10 Movies So Good They Ruined Genres
9. Scream
Though the slasher genre was enormously successful throughout the 1980s, its favour with audiences had begun to sputter out by the mid-1990s, as even the most ardent gore-hounds became tired of the genre's tropes.
Box office grosses for slasher films declined heavily at this point, causing the straight-to-video horror market to become a dumping ground for low-rent offerings with few theatrical prospects. In 1996, however, Wes Craven provided the unmistakable killing blow to the already-flagging genre with his glorious meta-horror Scream.
Melding a tongue-in-cheek mockery of the genre with genuinely tantalising thrills, Scream managed to have its cake and eat it too. It drew attention to slasher fare's lack of creativity and basically ruined the party for anyone intending to deliver a serious-minded slasher flick in its wake.
While slasher films have periodically shown up since - I Know What You Did Last Summer alongside new entries into the Texas Chainsaw, Halloween, Friday the 13th and A Nightmare on Elm Street franchises - they rarely pull big business anymore.
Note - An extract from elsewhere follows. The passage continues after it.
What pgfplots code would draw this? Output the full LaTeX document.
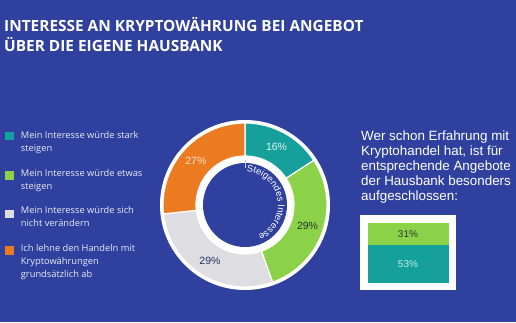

While audience over-saturation is the primary culprit, Scream nevertheless made it incredibly difficult to take these films even half-way seriously, and no doubt contributed significantly to the tail-end of the genre's decisive downfall.
By the mid-to-late 2000s, the most successful horror movies were "torture porn" films such as Saw and Hostel, alongside the found footage franchise Paranormal Activity. Post-Scream, slasher films have meanwhile been relegated to cult curio status for those who enjoy a no-nonsense throwback, and have long lost their Friday night multiplex appeal.